The traditional media buying agency model is threatened with extinction from the kind of automated ad serving offered by the likes of Google (NSDQ: GOOG) and Microsoft (NSDQ: MSFT), warned Dave Morgan, evp, global advertising strategy at AOL (NYSE: TWX). But he hastened to assure media buyers of one thing: don’t include AOL as part of that threat.
On top of that, Morgan told attendees at a media conference held by investment bank Gridley & Co. this week that digital media buyers are relegated to a second-class status at traditional agencies compared to TV buyers. Specifically, he decried that digital media buyers tend to be paid poorly when compared with TV media buyers. (He spoke during a panel discussion covered by Adweek and in an interview with the magazine.) More after the jump.
— AOL not a threat?: Morgan attempted to couch his critique as friendly advice, though it appears to be more than a little self-serving. He insisted that the units in AOL’s Platform A ad network, which includes Advertising.com, Tacoda, Quigo and Third Screen Media, do not represent the kind of competition that some other online ad services do: “We’re not Google. We need agencies. Unfortunately, the don’t have a profitable business model now.” In particular, Morgan said AOL is not trying to do an end-run around the agencies by going to clients directly. The comments echo those of Andy Berndt, a former Ogilvy & Mather creative exec who now heads Google Creative Lab, who was similarly emphatic that his new role did not constitute a direct confrontation with traditional agencies in an interview with me. And in the case of Google Creative Lab, which is intended to serve only as Google’s internal branding unit, that might be true. Despite their respective assurances, it’s difficult to suggest that the advertising services being provided by all three – Microsoft, Google and AOL – does not present a danger to traditional media shops’ and their territory.

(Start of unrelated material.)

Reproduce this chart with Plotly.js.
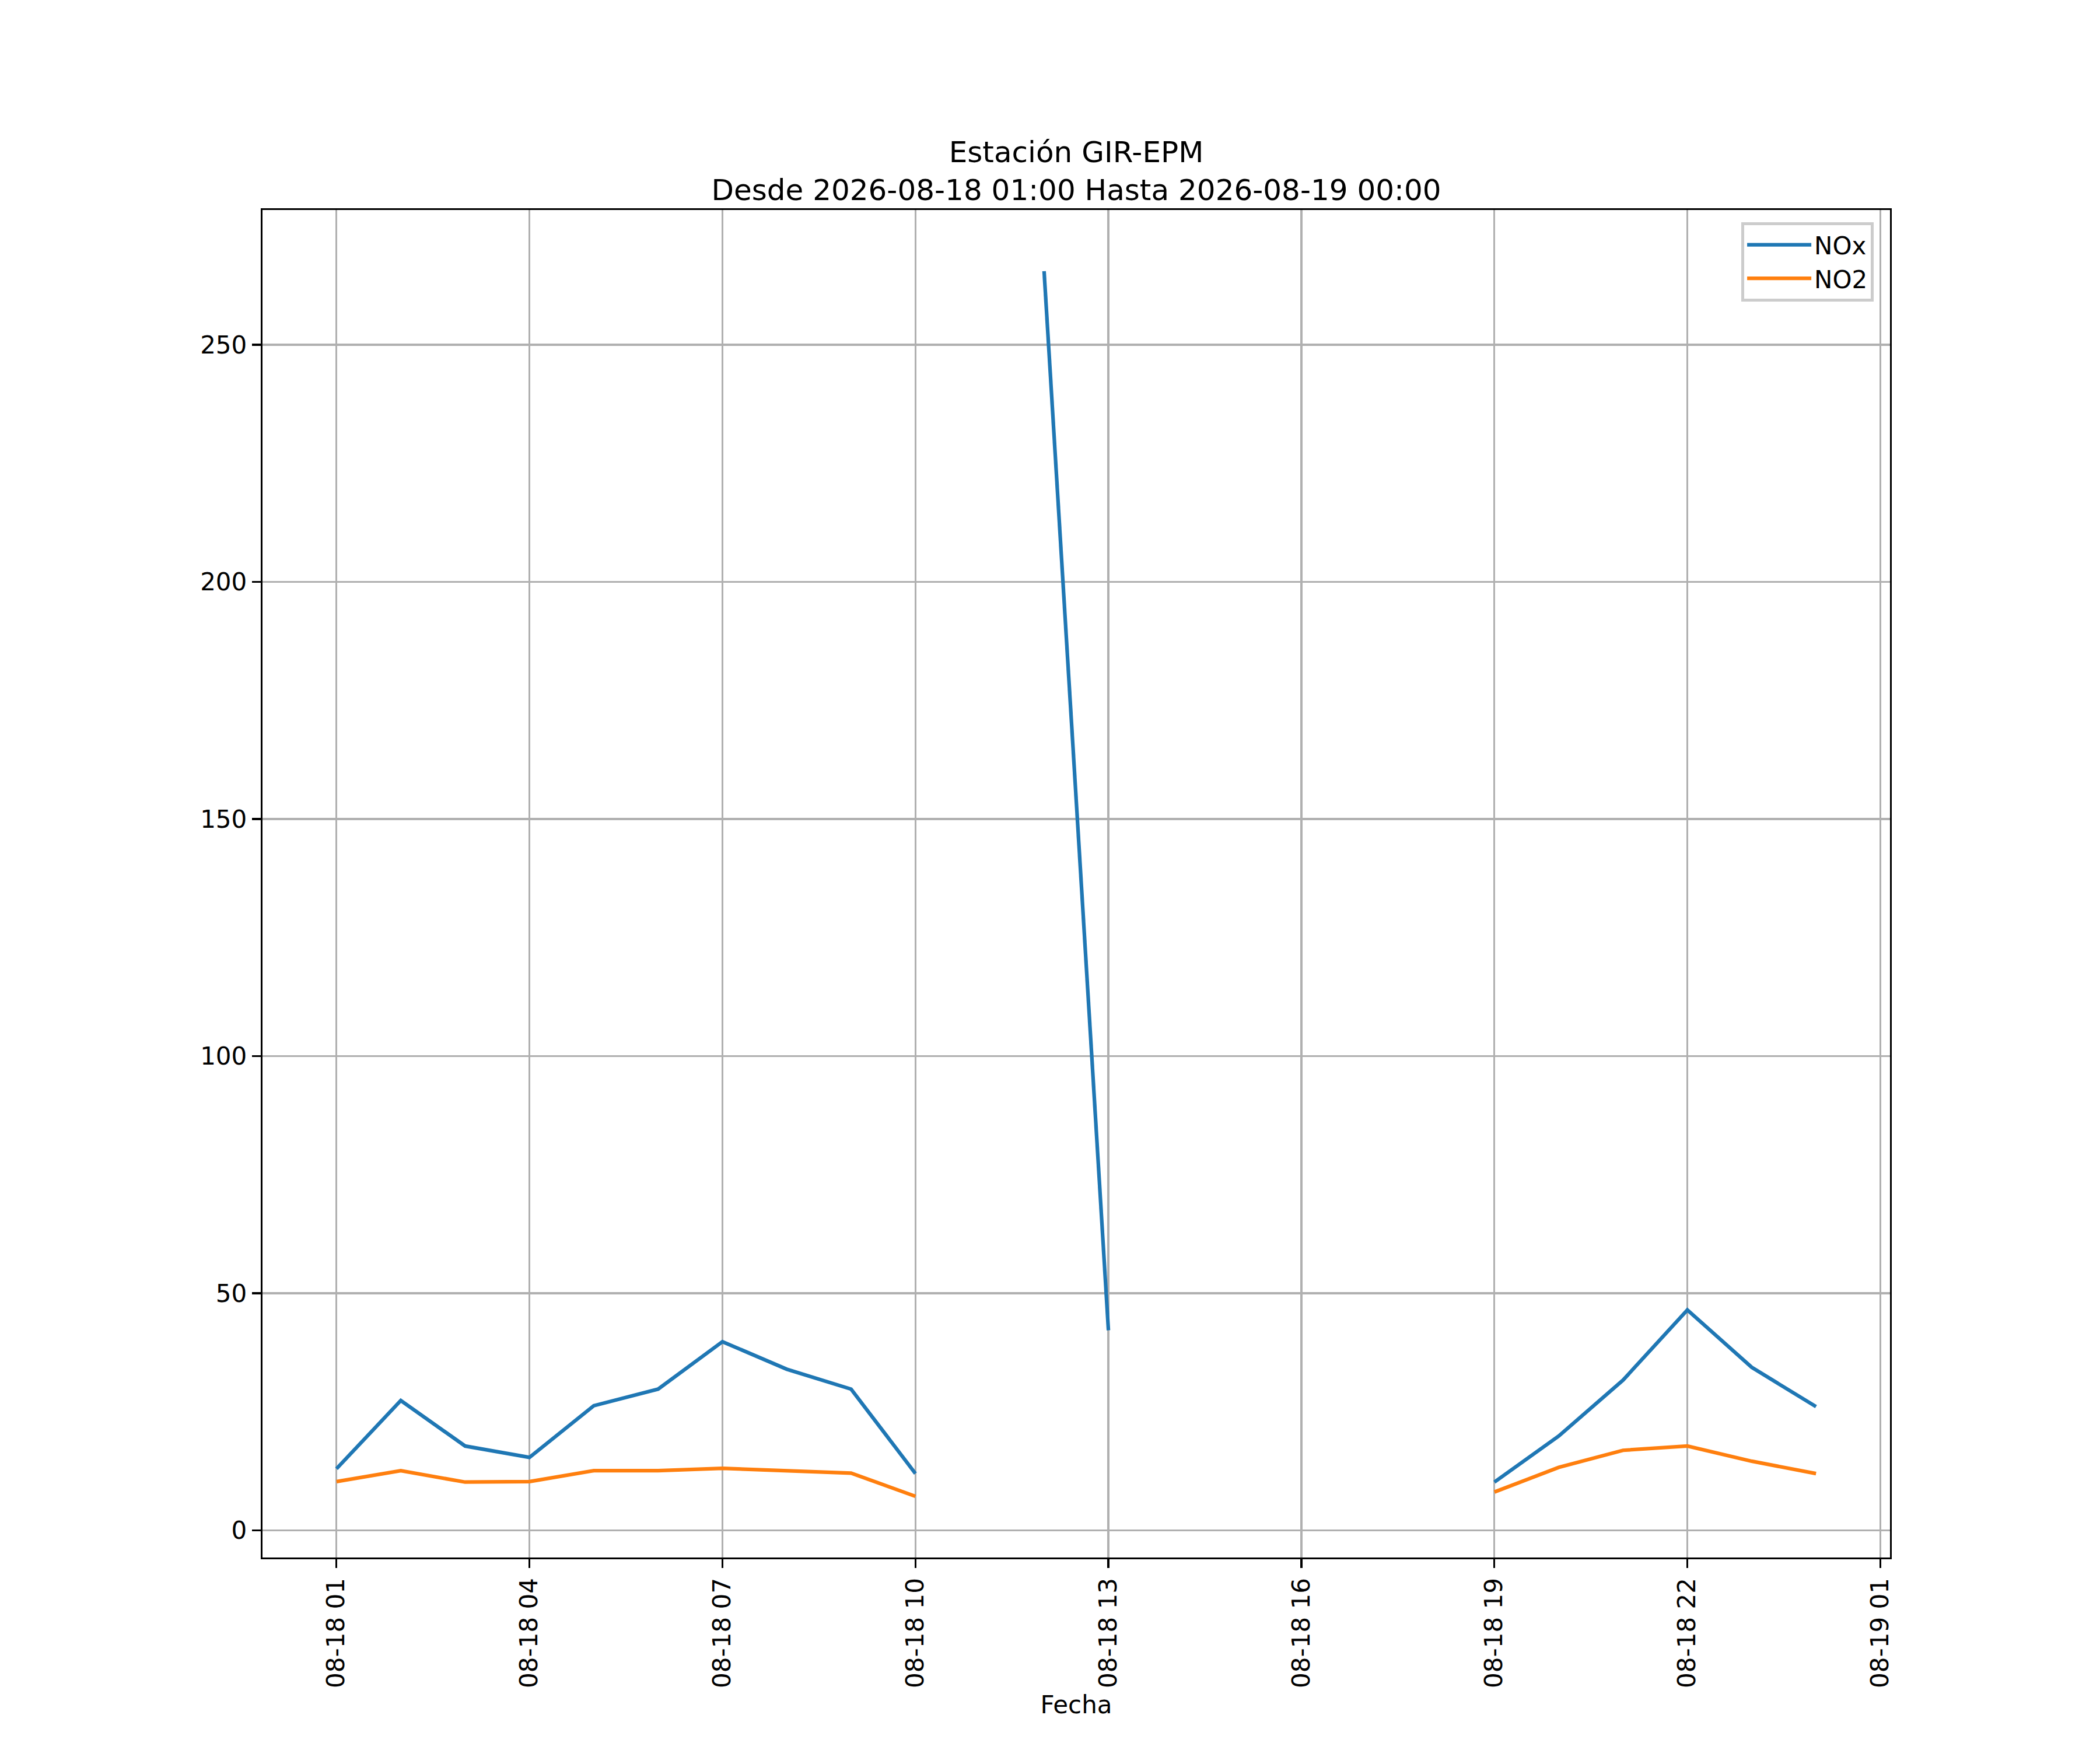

— Comparable pay for digital buyers: When it comes to the pay disparity between TV and digital buyers, the agencies would likely respond that if TV buyers’ compensation is higher, it’s because that’s where advertisers spend more money – despite online’s higher growth rates. Morgan’s other criticisms of the media agencies’ methods aren’t so easy to dismiss, however. He wondered why media companies decided not to challenge Microsoft’s $6 billion purchase of aQuantive, or at least adopt a similar approach to serving ads. However, he does praise WPP Group (although it’s fair to cite Publicis Groupe, too) as practically single-minded in its pursuit of digital properties and investments. As for the other big holding companies, Omnicom and Interpublic Group, which owns AOL’s media agency Initiative, have appeared less aggressive in their digital-related acquisitions in the past year.